>> Start RECORDS SUPPLIED

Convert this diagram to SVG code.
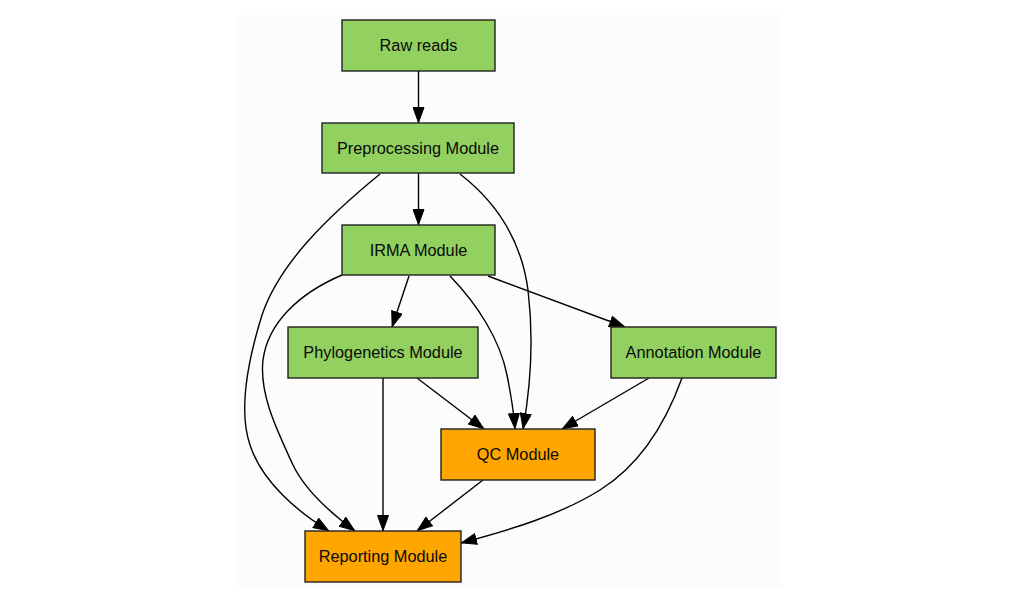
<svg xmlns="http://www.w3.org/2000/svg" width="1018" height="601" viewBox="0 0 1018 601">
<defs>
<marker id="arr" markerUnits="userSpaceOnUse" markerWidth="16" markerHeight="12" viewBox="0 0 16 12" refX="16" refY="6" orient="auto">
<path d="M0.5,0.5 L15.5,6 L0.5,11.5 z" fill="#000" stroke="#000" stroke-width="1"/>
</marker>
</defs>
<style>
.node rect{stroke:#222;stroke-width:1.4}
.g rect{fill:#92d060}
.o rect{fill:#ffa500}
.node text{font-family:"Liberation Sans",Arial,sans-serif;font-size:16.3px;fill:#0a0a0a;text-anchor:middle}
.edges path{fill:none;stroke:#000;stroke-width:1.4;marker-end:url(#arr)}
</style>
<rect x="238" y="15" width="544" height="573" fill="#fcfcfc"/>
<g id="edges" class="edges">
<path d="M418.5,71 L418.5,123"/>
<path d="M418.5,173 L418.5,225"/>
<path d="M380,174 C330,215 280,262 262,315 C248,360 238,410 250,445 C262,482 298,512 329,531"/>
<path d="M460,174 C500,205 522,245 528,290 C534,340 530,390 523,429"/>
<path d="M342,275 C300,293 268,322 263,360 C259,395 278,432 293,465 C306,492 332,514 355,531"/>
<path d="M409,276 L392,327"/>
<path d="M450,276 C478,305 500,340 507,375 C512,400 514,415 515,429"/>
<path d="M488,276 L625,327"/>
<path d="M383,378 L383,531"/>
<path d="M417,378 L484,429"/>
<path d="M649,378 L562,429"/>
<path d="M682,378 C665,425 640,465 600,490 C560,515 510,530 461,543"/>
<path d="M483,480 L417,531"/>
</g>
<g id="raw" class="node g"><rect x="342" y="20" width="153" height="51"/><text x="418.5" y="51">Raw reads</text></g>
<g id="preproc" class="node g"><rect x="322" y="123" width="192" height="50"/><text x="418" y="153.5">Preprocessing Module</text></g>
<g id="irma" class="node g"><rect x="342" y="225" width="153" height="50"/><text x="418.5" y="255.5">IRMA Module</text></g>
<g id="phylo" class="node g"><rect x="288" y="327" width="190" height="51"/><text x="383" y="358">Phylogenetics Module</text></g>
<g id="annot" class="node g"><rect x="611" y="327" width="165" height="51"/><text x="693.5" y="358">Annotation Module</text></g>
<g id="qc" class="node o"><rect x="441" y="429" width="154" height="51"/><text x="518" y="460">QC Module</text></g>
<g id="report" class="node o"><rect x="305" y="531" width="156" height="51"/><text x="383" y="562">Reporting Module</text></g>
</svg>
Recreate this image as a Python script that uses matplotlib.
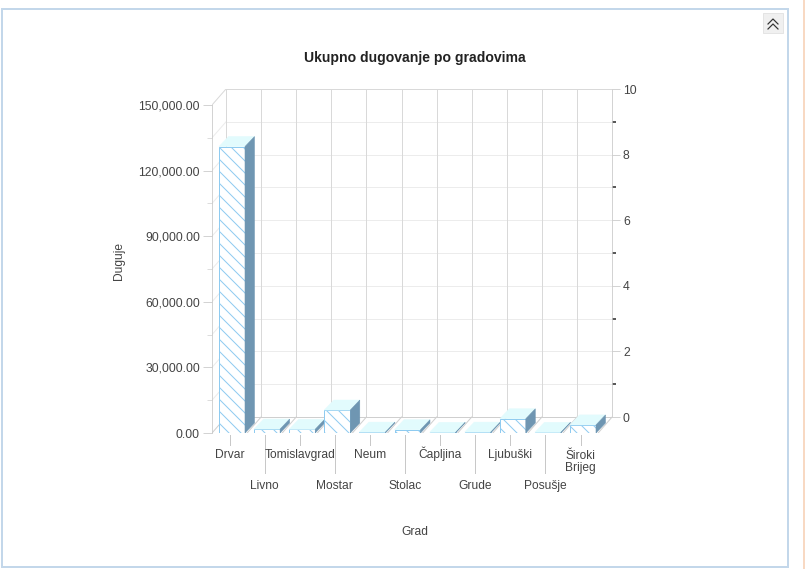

>> End RECORDS SUPPLIED

◆ INSTRUCTIONS TO FOLLOW ◆
Each record above must be returned exactly as written, with its pictures omitted.

◆ RESPONSE TO THE TASK ◆
Convert this diagram to SVG code.
<svg xmlns="http://www.w3.org/2000/svg" width="1018" height="601" viewBox="0 0 1018 601">
<defs>
<marker id="arr" markerUnits="userSpaceOnUse" markerWidth="16" markerHeight="12" viewBox="0 0 16 12" refX="16" refY="6" orient="auto">
<path d="M0.5,0.5 L15.5,6 L0.5,11.5 z" fill="#000" stroke="#000" stroke-width="1"/>
</marker>
</defs>
<style>
.node rect{stroke:#222;stroke-width:1.4}
.g rect{fill:#92d060}
.o rect{fill:#ffa500}
.node text{font-family:"Liberation Sans",Arial,sans-serif;font-size:16.3px;fill:#0a0a0a;text-anchor:middle}
.edges path{fill:none;stroke:#000;stroke-width:1.4;marker-end:url(#arr)}
</style>
<rect x="238" y="15" width="544" height="573" fill="#fcfcfc"/>
<g id="edges" class="edges">
<path d="M418.5,71 L418.5,123"/>
<path d="M418.5,173 L418.5,225"/>
<path d="M380,174 C330,215 280,262 262,315 C248,360 238,410 250,445 C262,482 298,512 329,531"/>
<path d="M460,174 C500,205 522,245 528,290 C534,340 530,390 523,429"/>
<path d="M342,275 C300,293 268,322 263,360 C259,395 278,432 293,465 C306,492 332,514 355,531"/>
<path d="M409,276 L392,327"/>
<path d="M450,276 C478,305 500,340 507,375 C512,400 514,415 515,429"/>
<path d="M488,276 L625,327"/>
<path d="M383,378 L383,531"/>
<path d="M417,378 L484,429"/>
<path d="M649,378 L562,429"/>
<path d="M682,378 C665,425 640,465 600,490 C560,515 510,530 461,543"/>
<path d="M483,480 L417,531"/>
</g>
<g id="raw" class="node g"><rect x="342" y="20" width="153" height="51"/><text x="418.5" y="51">Raw reads</text></g>
<g id="preproc" class="node g"><rect x="322" y="123" width="192" height="50"/><text x="418" y="153.5">Preprocessing Module</text></g>
<g id="irma" class="node g"><rect x="342" y="225" width="153" height="50"/><text x="418.5" y="255.5">IRMA Module</text></g>
<g id="phylo" class="node g"><rect x="288" y="327" width="190" height="51"/><text x="383" y="358">Phylogenetics Module</text></g>
<g id="annot" class="node g"><rect x="611" y="327" width="165" height="51"/><text x="693.5" y="358">Annotation Module</text></g>
<g id="qc" class="node o"><rect x="441" y="429" width="154" height="51"/><text x="518" y="460">QC Module</text></g>
<g id="report" class="node o"><rect x="305" y="531" width="156" height="51"/><text x="383" y="562">Reporting Module</text></g>
</svg>
Recreate this image as a Python script that uses matplotlib.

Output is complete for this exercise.